Dickensian London: A character in itself
Dickens wrote so evocatively of the city's sites - many of which can still be found.
London is as much a character in Charles Dickens's novels as Nicholas Nickleby or David Copperfield is. To Dickens, London was a living, breathing entity for which he had an enduring fascination. He loved its diversity yet hated its inequalities, and his descriptions of the sights, sounds, and smells of the city are among the most evocative passages in English literature.
Despite urban renewal and the German blitz of World War II, much of Dickens's London survives in alleyways and narrow streets away from the usual tourist trail.
Life in Dickensian London centered on the old walled City that covers a mere square mile and is dominated by St. Paul's Cathedral. In "Great Expectations," Pip described the adjacent street market of Cheapside as "all asmear with filth and fat and blood ... the great black dome of St Paul's bulging at me."
Toward the west lies Saffron Hill, the haunt of Fagin in "Oliver Twist," and Snow Hill, where, in "Nicholas Nickleby," Wackford Squeers advertised for pupils at the Saracen's Head.
Pip alighted from the coach at the Cross Keys Inn just off Cheapside, which is still the perfect place to begin a tour of Dickens's London. All that remains of the inn is a paved area in the adjacent churchyard that belonged to St. Peter Cheap in Wood Street. The churchyard railings have inset crossed keys with a large glass lantern above to light the way of incoming passengers. Dickens was one, arriving alone from Kent at age 12. His spendthrift father, John, spent various periods imprisoned for debt, including a time at the Wood Street Compter, which is farther down the road. A narrow passage leads into Mitre Court, the site of the old prison, and dark steps descend into a warren of dungeons beneath the courtyard.
In "Little Britain," Pip turned left from Wood Street, along London Wall to the offices of his lawyer, Mr. Jaggers. Here, buildings still jostle for space and lean across the narrow street like the trees in the adjacent Postman's Park. Dickens, however, crossed the river into Southwark, the less reputable area that was to haunt him throughout his life and color his novels.
His family languished in the Marshalsea Debtors Prison, later described with passionate loathing in "Little Dorrit." A portion of the prison wall still stands in St. George's churchyard off Borough High Street, but the rest of the building has crumbled. A picture of Amy Dorrit is visible in the stained glass window of St. George's, the church in which she was married and christened. Surrounding streets read like a cast list from a Dickens novel with names like Quilp, Copperfield, and Pickwick.

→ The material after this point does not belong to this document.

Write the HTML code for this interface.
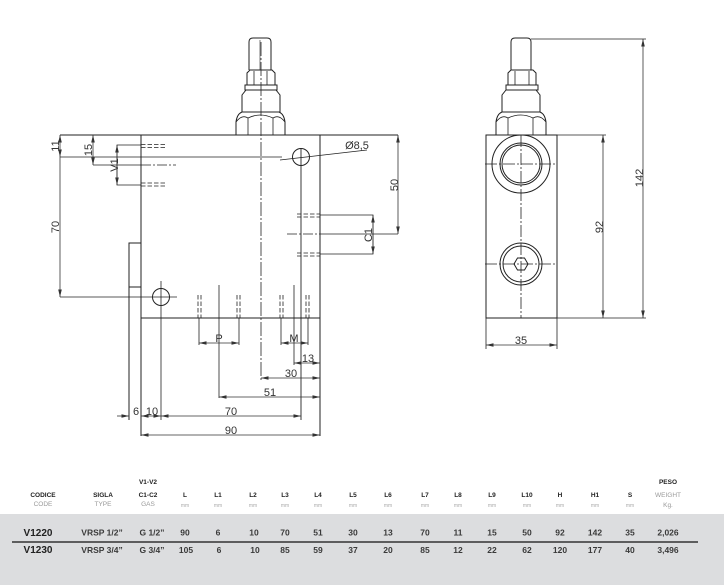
<!DOCTYPE html>
<html><head><meta charset="utf-8"><style>
html,body{margin:0;padding:0;background:#fff;}
svg{display:block;}
.t{font-family:"Liberation Sans",Arial,sans-serif;}
</style></head><body>
<svg width="724" height="585" viewBox="0 0 724 585" xmlns="http://www.w3.org/2000/svg">
<defs>
<marker id="a" markerWidth="8" markerHeight="6" refX="7.5" refY="3" orient="auto-start-reverse" markerUnits="userSpaceOnUse">
<path d="M0,1.2 L7.5,3 L0,4.8 Z" fill="#333"/>
</marker>
</defs>
<rect width="724" height="585" fill="#fff"/>

<g fill="none" stroke="#222" stroke-width="1">
<!-- LEFT VIEW -->
<line x1="60" y1="135" x2="398" y2="135"/>
<line x1="141" y1="135" x2="141" y2="436"/>
<line x1="320" y1="135" x2="320" y2="436"/>
<line x1="141" y1="318" x2="320" y2="318"/>
<polyline points="141,243 129,243 129,420"/>
<line x1="129" y1="287" x2="141" y2="287"/>
<circle cx="161" cy="297" r="8.5"/>
<line x1="161" y1="281" x2="161" y2="420" stroke-width="0.8"/>
<line x1="60" y1="297" x2="177" y2="297" stroke-width="0.8"/>
<circle cx="301" cy="157" r="8.5"/>
<line x1="301" y1="148" x2="301" y2="420" stroke-width="0.9"/>
<line x1="60" y1="157" x2="282" y2="157" stroke-width="0.8"/>
<line x1="280" y1="160" x2="367" y2="150" stroke-width="0.8"/>

<line x1="261" y1="42" x2="261" y2="380" stroke-width="0.8" stroke-dasharray="14,2,2,2"/>

<!-- V1 port -->
<line x1="93" y1="165" x2="141" y2="165" stroke-width="0.8"/>
<line x1="141" y1="165" x2="176" y2="165" stroke-width="0.8" stroke-dasharray="10,2,2,2"/>
<polyline points="141,145 117,145 117,185 141,185" stroke-width="0.8"/>
<g stroke-width="0.8" stroke-dasharray="4.5,2">
<line x1="141" y1="144.5" x2="166" y2="144.5"/>
<line x1="141" y1="147.5" x2="166" y2="147.5"/>
<line x1="141" y1="183" x2="166" y2="183"/>
<line x1="141" y1="186" x2="166" y2="186"/>
<line x1="297" y1="214" x2="320" y2="214"/>
<line x1="297" y1="217" x2="320" y2="217"/>
<line x1="297" y1="253" x2="320" y2="253"/>
<line x1="297" y1="256" x2="320" y2="256"/>
<line x1="198" y1="295" x2="198" y2="318"/>
<line x1="201" y1="295" x2="201" y2="318"/>
<line x1="237" y1="295" x2="237" y2="318"/>
<line x1="240" y1="295" x2="240" y2="318"/>
<line x1="280" y1="295" x2="280" y2="318"/>
<line x1="283" y1="295" x2="283" y2="318"/>
<line x1="306" y1="295" x2="306" y2="318"/>
<line x1="309" y1="295" x2="309" y2="318"/>
</g>

<!-- C1 port -->
<line x1="287" y1="234" x2="320" y2="234" stroke-width="0.8" stroke-dasharray="10,2,2,2"/>
<line x1="320" y1="234" x2="398" y2="234" stroke-width="0.8"/>
<polyline points="320,215 373,215 373,254 320,254" stroke-width="0.8"/>

<!-- P port -->
<line x1="199" y1="318" x2="199" y2="345" stroke-width="0.8"/>
<line x1="239" y1="318" x2="239" y2="345" stroke-width="0.8"/>
<line x1="219" y1="285" x2="219" y2="398" stroke-width="0.8"/>
<!-- M port -->
<line x1="281" y1="318" x2="281" y2="345" stroke-width="0.8"/>
<line x1="308" y1="318" x2="308" y2="345" stroke-width="0.8"/>
<line x1="294" y1="285" x2="294" y2="365" stroke-width="0.8"/>

<!-- stem left -->
<path d="M249,70 V42 Q249,38 253,38 H267 Q271,38 271,42 V70"/>
<line x1="260" y1="40" x2="260" y2="70" stroke-width="0.6"/>
<path d="M247,85 V73 L250,70 H272 L275,73 V85 Z"/>
<line x1="254" y1="71" x2="254" y2="85" stroke-width="0.8"/>
<line x1="267" y1="71" x2="267" y2="85" stroke-width="0.8"/>
<rect x="245" y="85" width="32" height="5"/>
<path d="M242,112 V95 L246,90 H276 L280,95 V112 Z"/>
<path d="M236,135 V122 Q237,114 242,112 H279 Q284,114 285,122 V135"/>
<line x1="248" y1="118" x2="248" y2="135" stroke-width="0.8"/>
<line x1="273" y1="118" x2="273" y2="135" stroke-width="0.8"/>
<path d="M236,122 Q242,114 248,118 Q260,112 273,118 Q279,114 285,122" stroke-width="0.8"/>

<!-- RIGHT VIEW -->
<rect x="486" y="135" width="71" height="183"/>
<circle cx="521" cy="164" r="29"/>
<circle cx="521" cy="164" r="21"/>
<circle cx="521" cy="164" r="19"/>
<line x1="485" y1="164" x2="557" y2="164" stroke-width="0.8" stroke-dasharray="12,2,2,2"/>
<circle cx="521" cy="264" r="21"/>
<circle cx="521" cy="264" r="18"/>
<polygon points="528,264 524.5,270 517.5,270 514,264 517.5,258 524.5,258"/>
<line x1="485" y1="264" x2="557" y2="264" stroke-width="0.8" stroke-dasharray="12,2,2,2"/>
<line x1="521" y1="135" x2="521" y2="318" stroke-width="0.8" stroke-dasharray="12,2,2,2"/>
<path d="M511,70 V42 Q511,38 515,38 H527 Q531,38 531,42 V70"/>
<path d="M508,85 V73 L511,70 H533 L536,73 V85 Z"/>
<line x1="515" y1="71" x2="515" y2="85" stroke-width="0.8"/>
<line x1="529" y1="71" x2="529" y2="85" stroke-width="0.8"/>
<rect x="506" y="85" width="32" height="5"/>
<path d="M502,112 V95 L506,90 H536 L540,95 V112 Z"/>
<path d="M496,135 V122 Q497,114 502,112 H540 Q545,114 546,122 V135"/>
<line x1="508" y1="118" x2="508" y2="135" stroke-width="0.8"/>
<line x1="533" y1="118" x2="533" y2="135" stroke-width="0.8"/>
<path d="M496,122 Q502,114 508,118 Q521,112 533,118 Q540,114 546,122" stroke-width="0.8"/>
<line x1="531" y1="39" x2="646" y2="39" stroke-width="0.8"/>
<line x1="557" y1="318" x2="646" y2="318" stroke-width="0.8"/>
<line x1="557" y1="135" x2="606" y2="135" stroke-width="0.8"/>
<line x1="486" y1="318" x2="486" y2="349" stroke-width="0.8"/>
<line x1="557" y1="318" x2="557" y2="349" stroke-width="0.8"/>
</g>

<g stroke="#333" stroke-width="0.8" fill="none">
<line x1="60" y1="135" x2="60" y2="157" marker-start="url(#a)" marker-end="url(#a)"/>
<line x1="60" y1="157" x2="60" y2="297" marker-end="url(#a)"/>
<line x1="93" y1="135" x2="93" y2="165" marker-start="url(#a)" marker-end="url(#a)"/>
<line x1="117" y1="145" x2="117" y2="185" marker-start="url(#a)" marker-end="url(#a)"/>
<line x1="398" y1="135" x2="398" y2="234" marker-start="url(#a)" marker-end="url(#a)"/>
<line x1="373" y1="215" x2="373" y2="254" marker-start="url(#a)" marker-end="url(#a)"/>
<line x1="199" y1="343" x2="239" y2="343" marker-start="url(#a)" marker-end="url(#a)"/>
<line x1="281" y1="343" x2="308" y2="343" marker-start="url(#a)" marker-end="url(#a)"/>
<line x1="294" y1="363" x2="320" y2="363" marker-start="url(#a)" marker-end="url(#a)"/>
<line x1="261" y1="378" x2="320" y2="378" marker-start="url(#a)" marker-end="url(#a)"/>
<line x1="219" y1="397" x2="320" y2="397" marker-start="url(#a)" marker-end="url(#a)"/>
<line x1="117" y1="416" x2="129" y2="416" marker-end="url(#a)"/>
<line x1="141" y1="416" x2="161" y2="416" marker-start="url(#a)" marker-end="url(#a)"/>
<line x1="161" y1="416" x2="301" y2="416" marker-start="url(#a)" marker-end="url(#a)"/>
<line x1="141" y1="435" x2="320" y2="435" marker-start="url(#a)" marker-end="url(#a)"/>
<line x1="643" y1="39" x2="643" y2="318" marker-start="url(#a)" marker-end="url(#a)"/>
<line x1="603" y1="135" x2="603" y2="318" marker-start="url(#a)" marker-end="url(#a)"/>
<line x1="486" y1="345" x2="557" y2="345" marker-start="url(#a)" marker-end="url(#a)"/>
</g>

<g class="t" font-size="11" fill="#333" text-anchor="middle">
<text transform="translate(59,146) rotate(-90)">11</text>
<text transform="translate(59,227) rotate(-90)">70</text>
<text transform="translate(92,150) rotate(-90)">15</text>
<text transform="translate(118,165) rotate(-90)">V1</text>
<text transform="translate(398,185) rotate(-90)">50</text>
<text transform="translate(372,235) rotate(-90)">C1</text>
<text x="357" y="149">Ø8,5</text>
<text x="219" y="342">P</text>
<text x="294" y="342">M</text>
<text x="308" y="362">13</text>
<text x="291" y="377">30</text>
<text x="270" y="396">51</text>
<text x="136" y="415">6</text>
<text x="152" y="415">10</text>
<text x="231" y="415">70</text>
<text x="231" y="434">90</text>
<text transform="translate(643,178) rotate(-90)">142</text>
<text transform="translate(603,227) rotate(-90)">92</text>
<text x="521" y="344">35</text>
</g>

<rect x="0" y="514" width="724" height="71" fill="#dcdddf"/>
<line x1="12" y1="542" x2="698" y2="542" stroke="#111" stroke-width="1.2"/>

<g class="t" text-anchor="middle">
<g font-size="6.5" font-weight="bold" fill="#222">
<text x="43" y="497">CODICE</text>
<text x="103" y="497">SIGLA</text>
<text x="148" y="484">V1-V2</text>
<text x="148" y="497">C1-C2</text>
<text x="185" y="497">L</text>
<text x="218" y="497">L1</text>
<text x="253" y="497">L2</text>
<text x="285" y="497">L3</text>
<text x="318" y="497">L4</text>
<text x="353" y="497">L5</text>
<text x="388" y="497">L6</text>
<text x="425" y="497">L7</text>
<text x="458" y="497">L8</text>
<text x="492" y="497">L9</text>
<text x="527" y="497">L10</text>
<text x="560" y="497">H</text>
<text x="595" y="497">H1</text>
<text x="630" y="497">S</text>
<text x="668" y="484">PESO</text>
</g>
<g font-size="6.5" fill="#999">
<text x="43" y="506">CODE</text>
<text x="103" y="506">TYPE</text>
<text x="148" y="506">GAS</text>
<text x="668" y="497">WEIGHT</text>
<text x="668" y="507">Kg.</text>
</g>
<g font-size="5" fill="#aaa">
<text x="185" y="507">mm</text>
<text x="218" y="507">mm</text>
<text x="253" y="507">mm</text>
<text x="285" y="507">mm</text>
<text x="318" y="507">mm</text>
<text x="353" y="507">mm</text>
<text x="388" y="507">mm</text>
<text x="425" y="507">mm</text>
<text x="458" y="507">mm</text>
<text x="492" y="507">mm</text>
<text x="527" y="507">mm</text>
<text x="560" y="507">mm</text>
<text x="595" y="507">mm</text>
<text x="630" y="507">mm</text>
</g>
<g font-size="10" font-weight="bold" fill="#222">
<text x="38" y="536">V1220</text>
<text x="38" y="553">V1230</text>
</g>
<g font-size="8.5" font-weight="bold" fill="#3a3a3a">
<text x="102" y="535.5">VRSP 1/2”</text>
<text x="152" y="535.5">G 1/2”</text>
<text x="185" y="535.5">90</text>
<text x="218" y="535.5">6</text>
<text x="254" y="535.5">10</text>
<text x="285" y="535.5">70</text>
<text x="318" y="535.5">51</text>
<text x="353" y="535.5">30</text>
<text x="388" y="535.5">13</text>
<text x="425" y="535.5">70</text>
<text x="458" y="535.5">11</text>
<text x="492" y="535.5">15</text>
<text x="527" y="535.5">50</text>
<text x="560" y="535.5">92</text>
<text x="595" y="535.5">142</text>
<text x="630" y="535.5">35</text>
<text x="668" y="535.5">2,026</text>

<text x="102" y="553">VRSP 3/4”</text>
<text x="152" y="553">G 3/4”</text>
<text x="186" y="553">105</text>
<text x="219" y="553">6</text>
<text x="255" y="553">10</text>
<text x="285" y="553">85</text>
<text x="318" y="553">59</text>
<text x="353" y="553">37</text>
<text x="388" y="553">20</text>
<text x="425" y="553">85</text>
<text x="458" y="553">12</text>
<text x="492" y="553">22</text>
<text x="527" y="553">62</text>
<text x="560" y="553">120</text>
<text x="595" y="553">177</text>
<text x="630" y="553">40</text>
<text x="668" y="553">3,496</text>
</g>
</g>
</svg>
</body></html>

The Borough was once a busy coaching stop, and in "Pickwick Papers," Dickens describes the inns as "rambling queer old places ... with galleries and passages." The George Inn just off Borough High Street has survived. It appears quaint next to its modern neighbors, but it was once a noisy, smelly, busy stopover on arduous journeys.
Dickens lived alone on nearby Lant Street during his family's imprisonment, the landlord later immortalized as kindly Mr. Garland in "The Old Curiosity Shop." From here, he daily crossed the Thames on Blackfriars Bridge and walked two miles to work at Warren's Blacking Factory just off the Strand near Hungerford Bridge. Charing Cross Station now stands on the factory site, but Dickens drew heavily on the landscape of this walk in his novels, much of it still recognizable today.
His route took him through the heart of the legal district around Inner and Middle Temple and the Law Courts in the Strand. Just behind the courts, at the top of Chancery Lane, is Lincoln's Inn Fields, described in "Bleak House" as "the perplexed and troublous valley of the shadow of the law."